En 2024, l’Ofii a versé 6 908 aides dans le cadre de retours volontaires, selon les chiffres du ministère de l’Intérieur. Soit une augmentation de 2,36 % par rapport à 2023.

C’est encore trop peu, selon la Cour des comptes, pour qui l’aide au retour volontaire devrait être privilégiée plutôt que d’avoir recours à de coûteux retours forcés. Dans un rapport de janvier 2024, les magistrats financiers évaluent le coût moyen d’un éloignement forcé à 4 414 euros, auxquels il faut rajouter les frais des journées de rétention, de 602 euros par jour. Soit un montant bien supérieur aux 2 500 euros maximums de l’ARV.

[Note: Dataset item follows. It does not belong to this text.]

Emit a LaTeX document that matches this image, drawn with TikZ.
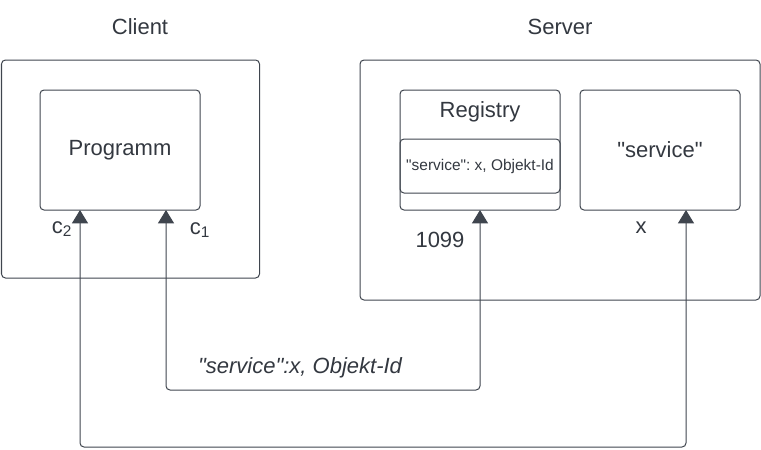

En 2019, la commission des finances de l’Assemblée nationale a, pour sa part, estimé le coût total moyen d’un éloignement forcé à 13 794 euros, contre 2 509 à 3 914 euros pour un retour volontaire aidé.

« Le coût d’un retour forcé sous escorte policière avec placement en centre de rétention administrative est beaucoup plus cher [qu’un retour volontaire] », confirme le directeur de l’Ofii, Didier Leschi, interrogé par InfoMigrants. Le responsable estime que l’ARV est « un très bon dispositif, qui garantit un retour au pays dans de meilleures conditions qu’un retour forcé ».

« La France accuse un retard notable par rapport à ses voisins européens » remarque d’ailleurs la Cour des comptes. 26 545 migrants auraient fait l’objet d’un retour volontaire en Allemagne en 2022, soit plus du triple du contingent français. Plusieurs facteurs sont avancés par les magistrats pour expliquer ce retard, tels que « des paramètres trop rigides en matière de publics éligibles, de montant de l’aide et de durée de séjour en France ».

Pour la Cour des comptes, il convient d’assouplir cette aide afin de la rendre plus attractive, étant donné qu’il s’agit d’une alternative moins coûteuse que le retour forcé : « L’aide au retour volontaire est nettement moins coûteuse qu’un éloignement forcé. »

En résumé, l’aide au retour volontaire n’est pas automatiquement distribuée à toute personne faisant l’objet d’une OQTF. Elle n’atteint pas non plus le montant maximal de 2 500 euros dans tous les cas de figure. Quand bien même le serait-elle, elle reste une alternative nettement moins coûteuse que l’éloignement forcé.